I know it's old hat by now, but it continues to be depressing how poorly the Democrats articulate their vision and successes. Like most us of, I don't want politics to be a debate contest instead of an arena where legitimate disagreements are resolved, but damnit if the people I (mostly) agree with are going to play this game, I suppose I at least want them to play it well.
It's unclear if the Democrats think they still live in a world where people trust the media to correct false narratives--not that I believe there ever was such a world--or if they really are so insecure in their own opinions that they feel it necessary to respond inarticulately to the 35 to 50 percent of people who will never vote for them anyway.
I mean, is it really so hard to defend the stimulus? Your opponent says spending, you say jobs. The end.
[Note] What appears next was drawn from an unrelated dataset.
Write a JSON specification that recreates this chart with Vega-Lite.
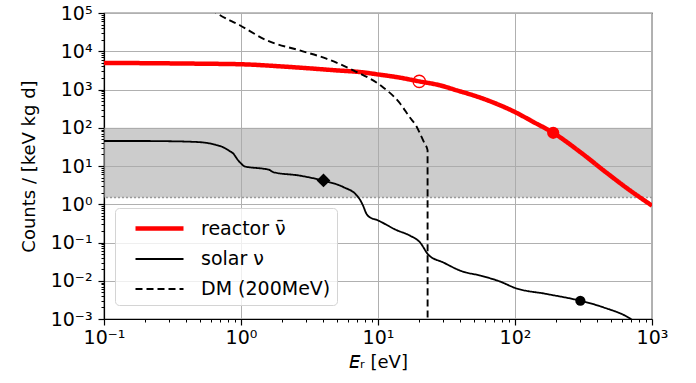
{
  "$schema": "https://vega.github.io/schema/vega-lite/v6.json",
  "width": 548,
  "height": 306,
  "autosize": "none",
  "padding": {"left": 104, "top": 13, "right": 44, "bottom": 64},
  "config": {
    "view": {"stroke": "black", "strokeWidth": 1.2},
    "font": "DejaVu Sans"
  },
  "datasets": {
    "curves": [
      {"s": "reactor ν̄", "x": 0.1, "y": 4950},
      {"s": "reactor ν̄", "x": 0.2, "y": 4880},
      {"s": "reactor ν̄", "x": 0.3, "y": 4820},
      {"s": "reactor ν̄", "x": 0.5, "y": 4730},
      {"s": "reactor ν̄", "x": 1, "y": 4570},
      {"s": "reactor ν̄", "x": 2, "y": 4000},
      {"s": "reactor ν̄", "x": 2.7, "y": 3720},
      {"s": "reactor ν̄", "x": 5, "y": 3160},
      {"s": "reactor ν̄", "x": 7.4, "y": 2860},
      {"s": "reactor ν̄", "x": 10, "y": 2480},
      {"s": "reactor ν̄", "x": 14, "y": 2080},
      {"s": "reactor ν̄", "x": 20, "y": 1630},
      {"s": "reactor ν̄", "x": 28.5, "y": 1280},
      {"s": "reactor ν̄", "x": 37.7, "y": 946},
      {"s": "reactor ν̄", "x": 49.8, "y": 701},
      {"s": "reactor ν̄", "x": 70, "y": 452},
      {"s": "reactor ν̄", "x": 100, "y": 257},
      {"s": "reactor ν̄", "x": 137, "y": 140},
      {"s": "reactor ν̄", "x": 190, "y": 74},
      {"s": "reactor ν̄", "x": 300, "y": 23},
      {"s": "reactor ν̄", "x": 470, "y": 6.5},
      {"s": "reactor ν̄", "x": 659, "y": 2.6},
      {"s": "reactor ν̄", "x": 1000, "y": 0.92},
      {"s": "solar ν", "x": 0.1, "y": 45},
      {"s": "solar ν", "x": 0.2, "y": 45},
      {"s": "solar ν", "x": 0.29, "y": 44.5},
      {"s": "solar ν", "x": 0.5, "y": 42},
      {"s": "solar ν", "x": 0.65, "y": 36},
      {"s": "solar ν", "x": 0.74, "y": 31},
      {"s": "solar ν", "x": 0.82, "y": 25},
      {"s": "solar ν", "x": 0.88, "y": 21},
      {"s": "solar ν", "x": 0.94, "y": 15},
      {"s": "solar ν", "x": 0.98, "y": 12.6},
      {"s": "solar ν", "x": 1.07, "y": 9.7},
      {"s": "solar ν", "x": 1.45, "y": 8.5},
      {"s": "solar ν", "x": 1.6, "y": 8.0},
      {"s": "solar ν", "x": 1.72, "y": 6.9},
      {"s": "solar ν", "x": 2.69, "y": 5.6},
      {"s": "solar ν", "x": 3.95, "y": 4.17},
      {"s": "solar ν", "x": 5.6, "y": 2.8},
      {"s": "solar ν", "x": 7.0, "y": 1.7},
      {"s": "solar ν", "x": 7.5, "y": 1.2},
      {"s": "solar ν", "x": 7.8, "y": 0.9},
      {"s": "solar ν", "x": 8.2, "y": 0.58},
      {"s": "solar ν", "x": 8.6, "y": 0.47},
      {"s": "solar ν", "x": 9.8, "y": 0.39},
      {"s": "solar ν", "x": 13.7, "y": 0.21},
      {"s": "solar ν", "x": 17.2, "y": 0.15},
      {"s": "solar ν", "x": 20.3, "y": 0.1},
      {"s": "solar ν", "x": 23.3, "y": 0.048},
      {"s": "solar ν", "x": 30, "y": 0.03},
      {"s": "solar ν", "x": 41, "y": 0.0177},
      {"s": "solar ν", "x": 56, "y": 0.0136},
      {"s": "solar ν", "x": 78, "y": 0.0095},
      {"s": "solar ν", "x": 100, "y": 0.0065},
      {"s": "solar ν", "x": 171, "y": 0.0045},
      {"s": "solar ν", "x": 300, "y": 0.003},
      {"s": "solar ν", "x": 445, "y": 0.002},
      {"s": "solar ν", "x": 700, "y": 0.001},
      {"s": "solar ν", "x": 800, "y": 0.0007},
      {"s": "DM (200MeV)", "x": 0.6, "y": 130000},
      {"s": "DM (200MeV)", "x": 0.664, "y": 100000},
      {"s": "DM (200MeV)", "x": 0.98, "y": 47800},
      {"s": "DM (200MeV)", "x": 1.54, "y": 19300},
      {"s": "DM (200MeV)", "x": 2.69, "y": 10500},
      {"s": "DM (200MeV)", "x": 4.2, "y": 6400},
      {"s": "DM (200MeV)", "x": 6.6, "y": 3160},
      {"s": "DM (200MeV)", "x": 10.4, "y": 1290},
      {"s": "DM (200MeV)", "x": 14.5, "y": 430},
      {"s": "DM (200MeV)", "x": 17, "y": 190},
      {"s": "DM (200MeV)", "x": 19.2, "y": 105},
      {"s": "DM (200MeV)", "x": 20.3, "y": 69},
      {"s": "DM (200MeV)", "x": 21.8, "y": 40},
      {"s": "DM (200MeV)", "x": 23.0, "y": 26},
      {"s": "DM (200MeV)", "x": 23.02, "y": 0.0005}
    ],
    "band": [{"x0": 0.1, "x1": 1000, "lo": 1.5, "hi": 100}],
    "marks": [
      {"k": "open", "x": 20, "y": 1630},
      {"k": "fill", "x": 190, "y": 74},
      {"k": "diamond", "x": 4, "y": 4.2},
      {"k": "dot", "x": 300, "y": 0.003}
    ]
  },
  "resolve": {"axis": {"x": "independent", "y": "independent"}},
  "layer": [
    {
      "data": {"name": "band"},
      "mark": {"type": "rect", "fill": "#aaaaaa", "opacity": 0.6},
      "encoding": {
        "x": {"field": "x0", "type": "quantitative",
          "scale": {"type": "log", "domain": [0.1, 1000], "nice": false},
          "axis": {"orient": "bottom", "values": [0.1, 1, 10, 100, 1000],
            "grid": true, "gridColor": "#b0b0b0", "gridWidth": 1,
            "tickSize": 6, "tickColor": "black", "tickWidth": 1.2,
            "domainColor": "black", "domainWidth": 1.2,
            "labelFontSize": 19, "labelColor": "black", "labelPadding": 3, "labelFlush": false,
            "labelExpr": "'10' + (round(log(datum.value)/LN10) < 0 ? '⁻' : '') + ['⁰','¹','²','³','⁴','⁵','⁶','⁷','⁸','⁹'][abs(round(log(datum.value)/LN10))]",
            "title": "𝘌ᵣ [eV]", "titleFontSize": 18, "titleFontWeight": "normal", "titleColor": "black", "titlePadding": 6}},
        "x2": {"field": "x1"},
        "y": {"field": "lo", "type": "quantitative",
          "scale": {"type": "log", "domain": [0.001, 100000], "nice": false},
          "axis": {"orient": "left", "values": [0.001, 0.01, 0.1, 1, 10, 100, 1000, 10000, 100000],
            "grid": true, "gridColor": "#b0b0b0", "gridWidth": 1,
            "tickSize": 6, "tickColor": "black", "tickWidth": 1.2,
            "domainColor": "black", "domainWidth": 1.2,
            "labelFontSize": 19, "labelColor": "black", "labelPadding": 6, "labelFlush": false,
            "labelExpr": "'10' + (round(log(datum.value)/LN10) < 0 ? '⁻' : '') + ['⁰','¹','²','³','⁴','⁵','⁶','⁷','⁸','⁹'][abs(round(log(datum.value)/LN10))]",
            "title": "Counts / [keV kg d]", "titleFontSize": 18, "titleFontWeight": "normal", "titleColor": "black", "titlePadding": 12}},
        "y2": {"field": "hi"}
      }
    },
    {
      "data": {"name": "band"},
      "mark": {"type": "rule", "color": "#999999", "strokeWidth": 1.6, "strokeDash": [2, 2]},
      "encoding": {
        "y": {"field": "lo", "type": "quantitative", "axis": null}
      }
    },
    {
      "data": {"name": "curves"},
      "mark": {"type": "line", "clip": true, "interpolate": "monotone"},
      "encoding": {
        "x": {"field": "x", "type": "quantitative",
          "axis": {"orient": "bottom", "values": [0.2,0.3,0.4,0.5,0.6,0.7,0.8,0.9,2,3,4,5,6,7,8,9,20,30,40,50,60,70,80,90,200,300,400,500,600,700,800,900],
            "grid": false, "labels": false, "domain": false, "tickSize": 3, "tickColor": "black", "tickWidth": 1, "title": null}},
        "y": {"field": "y", "type": "quantitative",
          "axis": {"orient": "left", "values": [0.002,0.003,0.004,0.005,0.006,0.007,0.008,0.009,0.02,0.03,0.04,0.05,0.06,0.07,0.08,0.09,0.2,0.3,0.4,0.5,0.6,0.7,0.8,0.9,2,3,4,5,6,7,8,9,20,30,40,50,60,70,80,90,200,300,400,500,600,700,800,900,2000,3000,4000,5000,6000,7000,8000,9000,20000,30000,40000,50000,60000,70000,80000,90000],
            "grid": false, "labels": false, "domain": false, "tickSize": 3, "tickColor": "black", "tickWidth": 1, "title": null}},
        "color": {"field": "s", "type": "nominal", "title": null,
          "scale": {"domain": ["reactor ν̄", "solar ν", "DM (200MeV)"], "range": ["#ff0000", "#000000", "#000000"]},
          "legend": {"orient": "none", "legendX": 11, "legendY": 195, "fillColor": "rgba(255,255,255,0.8)",
            "strokeColor": "#d4d4d4", "cornerRadius": 4, "padding": 6, "labelFontSize": 19, "labelColor": "black",
            "symbolType": "M0,0L4,0", "symbolSize": 576, "rowPadding": 7, "labelOffset": 51, "labelLimit": 300}},
        "strokeDash": {"field": "s", "type": "nominal", "title": null,
          "scale": {"domain": ["reactor ν̄", "solar ν", "DM (200MeV)"], "range": [[1, 0], [1, 0], [7, 4]]}},
        "strokeWidth": {"field": "s", "type": "nominal", "title": null,
          "scale": {"type": "ordinal", "domain": ["reactor ν̄", "solar ν", "DM (200MeV)"], "range": [4.5, 1.8, 1.9]}}
      }
    },
    {
      "data": {"name": "marks"},
      "transform": [{"filter": "datum.k == 'open'"}],
      "mark": {"type": "point", "shape": "circle", "filled": false, "color": "#ff0000", "strokeWidth": 1.3, "size": 150, "opacity": 1},
      "encoding": {
        "x": {"field": "x", "type": "quantitative", "axis": null},
        "y": {"field": "y", "type": "quantitative", "axis": null}
      }
    },
    {
      "data": {"name": "marks"},
      "transform": [{"filter": "datum.k == 'fill'"}],
      "mark": {"type": "point", "shape": "circle", "filled": true, "color": "#ff0000", "size": 150, "opacity": 1},
      "encoding": {
        "x": {"field": "x", "type": "quantitative", "axis": null},
        "y": {"field": "y", "type": "quantitative", "axis": null}
      }
    },
    {
      "data": {"name": "marks"},
      "transform": [{"filter": "datum.k == 'diamond'"}],
      "mark": {"type": "point", "shape": "diamond", "filled": true, "color": "#000000", "size": 190, "opacity": 1},
      "encoding": {
        "x": {"field": "x", "type": "quantitative", "axis": null},
        "y": {"field": "y", "type": "quantitative", "axis": null}
      }
    },
    {
      "data": {"name": "marks"},
      "transform": [{"filter": "datum.k == 'dot'"}],
      "mark": {"type": "point", "shape": "circle", "filled": true, "color": "#000000", "size": 105, "opacity": 1},
      "encoding": {
        "x": {"field": "x", "type": "quantitative", "axis": null},
        "y": {"field": "y", "type": "quantitative", "axis": null}
      }
    }
  ]
}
The rhetoric is on your side (jobs beats spending beats scissors). The facts are on your side (unemployment would be higher without it). History is on your side (1932). The world is on your side (most major economies did some kind of stimulus and, not surprisingly, the more they did the better they came out of the recession).
Now, I realize you're not going to want to stand up in front of your opponent who calls the president a socialist and say we needed to do what China did, but would it really be so much worse than the equivocating and the apologizing?